The company appears to be well run in terms of operations, employee relations and its understanding of the market; however its capital structure is too conservative (it operates on zero debt in spite of reasonably predictable sales and costs) and senior management does not display ambition to aggressively grow the business organically or through acquisitions. Much of the retained earnings seem to be sitting in cash and increasing inventories.

However, management has succeeded in a 9% 5 year CAGR of net income in spite of strong price competition from China-made MSG, raw materials price volatility and a challenging local economy. However, this rate of growth was probably slightly under the growth rate of the market. In FY 2009, gross profit and EBIT were below the previous year’s results, although much of the industry also saw declines.

Although competitive pressure will probably continue, particularly as the perceived and actual quality of China-made MSG improves, pressure on the Company may alleviate due to rising labor costs in China and the possibility of a strengthening RMB.

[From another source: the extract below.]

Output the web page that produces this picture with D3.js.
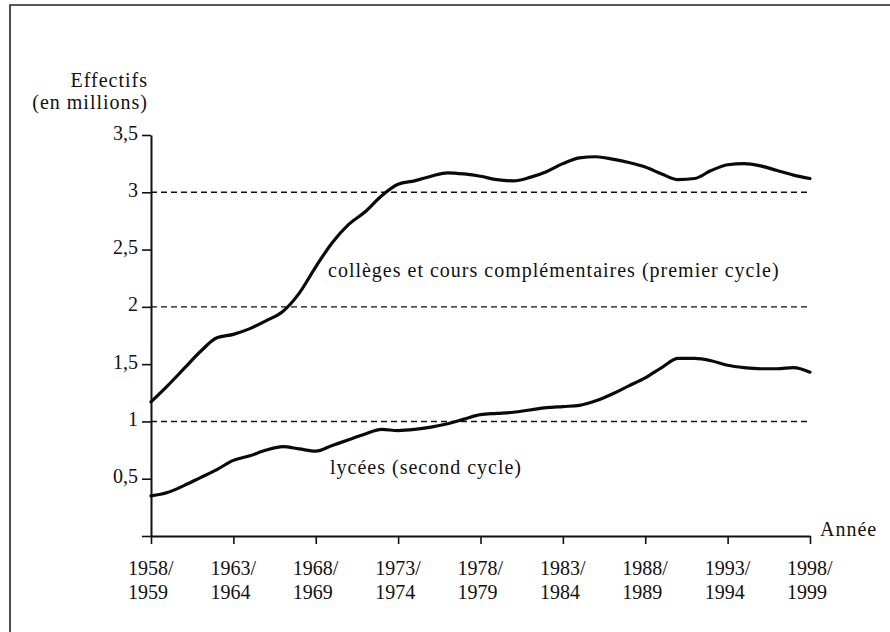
<!DOCTYPE html>
<html>
<head>
<meta charset="utf-8">
<script src="https://cdn.jsdelivr.net/npm/d3@7"></script>
</head>
<body style="margin:0; background:#fff">
<svg id="chart" width="890" height="632"></svg>
<script>
// school years, labelled by the first year (1958 = 1958/1959)
var years = d3.range(1958, 1999);

// premier cycle : collèges et cours complémentaires (millions)
var premierCycle = [
  1.17, 1.31, 1.46, 1.61, 1.73, 1.76, 1.81, 1.88, 1.96, 2.12,
  2.35, 2.56, 2.72, 2.83, 2.97, 3.07, 3.10, 3.14, 3.17, 3.16,
  3.14, 3.11, 3.10, 3.13, 3.18, 3.25, 3.30, 3.31, 3.29, 3.26,
  3.22, 3.16, 3.11, 3.12, 3.19, 3.24, 3.25, 3.23, 3.19, 3.15,
  3.12
];

// second cycle : lycées (millions)
var secondCycle = [
  0.35, 0.38, 0.44, 0.51, 0.58, 0.66, 0.70, 0.75, 0.78, 0.76,
  0.74, 0.79, 0.84, 0.89, 0.93, 0.92, 0.93, 0.95, 0.98, 1.02,
  1.06, 1.07, 1.08, 1.10, 1.12, 1.13, 1.14, 1.18, 1.24, 1.31,
  1.38, 1.47, 1.55, 1.55, 1.53, 1.49, 1.47, 1.46, 1.46, 1.47,
  1.43
];

var xTicks = [1958, 1963, 1968, 1973, 1978, 1983, 1988, 1993, 1998];
var yTicks = [0, 0.5, 1, 1.5, 2, 2.5, 3, 3.5];
var gridValues = [1, 2, 3];

var serif = "'Liberation Serif'";

var svg = d3.select("#chart");

var x = d3.scaleLinear().domain([1958, 1998]).range([151, 810]);
var y = d3.scaleLinear().domain([0, 3.5]).range([536, 135]);

// frame of the scanned figure (only top and left edges visible)
svg.append("path")
  .attr("d", "M10,632 L10,5 L890,5")
  .attr("fill", "none")
  .attr("stroke", "#222")
  .attr("stroke-width", 1.6);

// dashed reference lines
svg.selectAll(".grid")
  .data(gridValues)
  .enter().append("line")
  .attr("class", "grid")
  .attr("x1", x(1958))
  .attr("x2", x(1998))
  .attr("y1", d => y(d))
  .attr("y2", d => y(d))
  .attr("stroke", "#111")
  .attr("stroke-width", 1.4)
  .attr("stroke-dasharray", "6,4");

// y axis
var yAxis = svg.append("g")
  .attr("transform", "translate(" + x(1958) + ",0)")
  .call(d3.axisLeft(y)
    .tickValues(yTicks)
    .tickSize(9)
    .tickSizeOuter(0)
    .tickFormat(d => d === 0 ? "" : String(d).replace(".", ",")));

yAxis.attr("font-family", null).attr("font-size", null);
yAxis.select(".domain").attr("stroke", "#111").attr("stroke-width", 2);
yAxis.selectAll(".tick line").attr("stroke", "#111").attr("stroke-width", 1.6);
yAxis.selectAll(".tick text")
  .attr("x", -13)
  .attr("dy", "0.2em")
  .style("font-family", serif)
  .style("font-size", "20px")
  .attr("fill", "#111");

// x axis
var xAxis = svg.append("g")
  .attr("transform", "translate(0," + y(0) + ")")
  .call(d3.axisBottom(x)
    .tickValues(xTicks)
    .tickSize(8)
    .tickSizeOuter(0)
    .tickFormat(""));

xAxis.select(".domain").attr("stroke", "#111").attr("stroke-width", 2);
xAxis.selectAll(".tick line").attr("stroke", "#111").attr("stroke-width", 1.6);

// two-line year labels under each tick
var labels = svg.selectAll(".xlab")
  .data(xTicks)
  .enter().append("text")
  .attr("class", "xlab")
  .attr("x", d => x(d) - 23)
  .attr("y", 575)
  .attr("fill", "#111")
  .style("font-family", serif)
  .style("font-size", "20px");

labels.append("tspan").text(d => d + "/");
labels.append("tspan")
  .attr("x", d => x(d) - 23)
  .attr("dy", 24)
  .text(d => d + 1);

// the two series
var line = d3.line()
  .x((d, i) => x(years[i]))
  .y(d => y(d))
  .curve(d3.curveMonotoneX);

[premierCycle, secondCycle].forEach(function (series) {
  svg.append("path")
    .datum(series)
    .attr("d", line)
    .attr("fill", "none")
    .attr("stroke", "#0a0a0a")
    .attr("stroke-width", 3.2)
    .attr("stroke-linejoin", "round")
    .attr("stroke-linecap", "round");
});

// axis titles and series labels
function label(txt, px, py, anchor) {
  svg.append("text")
    .attr("x", px)
    .attr("y", py)
    .attr("text-anchor", anchor || "start")
    .attr("fill", "#111")
    .style("font-family", serif)
    .style("font-size", "20px")
    .style("letter-spacing", "1px")
    .text(txt);
}

label("Effectifs", 148, 87, "end");
label("(en millions)", 148, 109, "end");
label("Année", 820, 536);
label("collèges et cours complémentaires (premier cycle)", 328, 277);
label("lycées (second cycle)", 330, 474);
</script>
</body>
</html>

However, it’s difficult to envision the company doing anything to significantly grow above the overall rate of growth in the market. The last 5 years of annual reports read like carbon copies describing the “difficult market environment” but there are otherwise not many signs of urgency coming from management as to how the company will tackle market challenges to seek greater market share and profitability.

Viability of the Business Model

The Company has demonstrated its ability to survive and adapt, although it remains to be seen whether management has what it takes to make the company prosper. The company should focus on seeking growth as opposed to merely maintaining market share. Profit margins, averaging under 9% over the last 5 years, could probably be better.

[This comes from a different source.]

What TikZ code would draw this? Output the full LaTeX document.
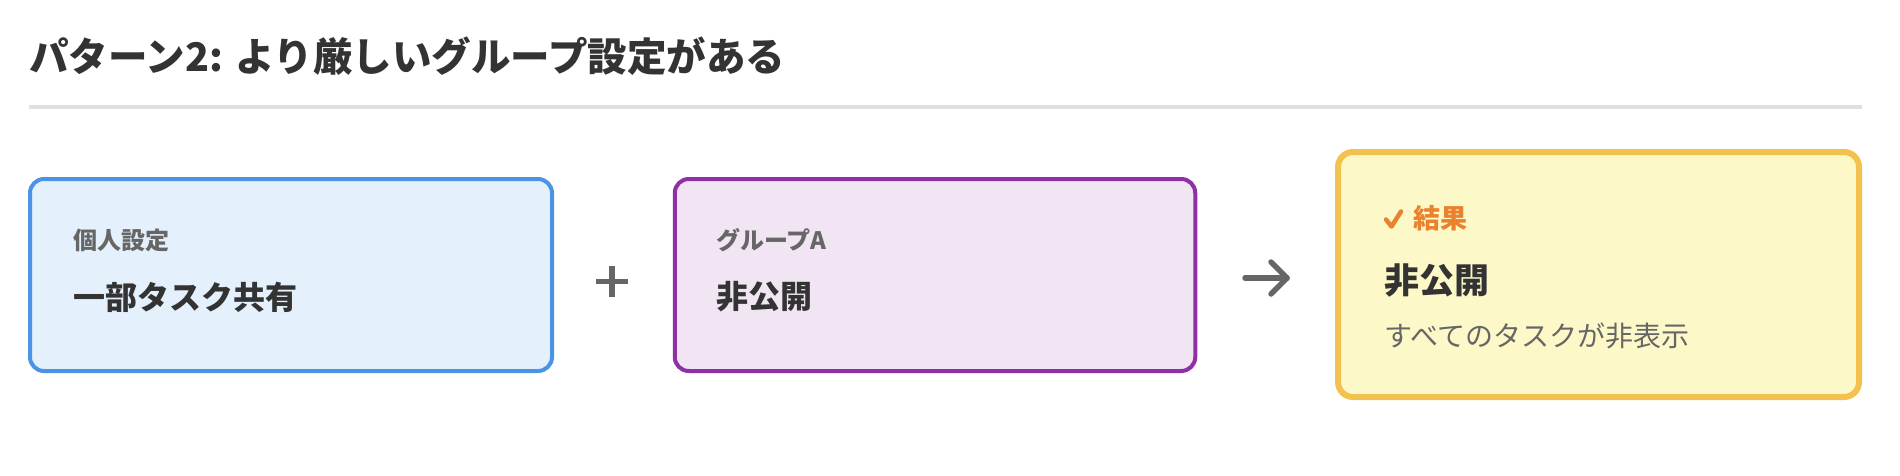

Fundamentally one has to ask what the rationale is for this subsidiary company to continue to exist as a listed entity, given the limited growth prospects and how small the company remains. In South East Asia the parent Japanese company retains no less than 14 large subsidiary companies. One could perhaps see strong rationale for consolidating these companies under a listed holding company headquartered in Singapore (consolidate expenses, attract regional professional managers, develop region-specific products, etc.), however the strategic rationale for retaining this listed company is difficult to see, particularly given the very limited mandate that seems to have been given to management.

This will probably remain a “muddle-through” stock in the years ahead. The defensive qualities of the product and the management could merit consideration at the right price, but probably not at a P/E approaching 10x, given the apparent lack of urgency by management to pursue growth and improve profit margins.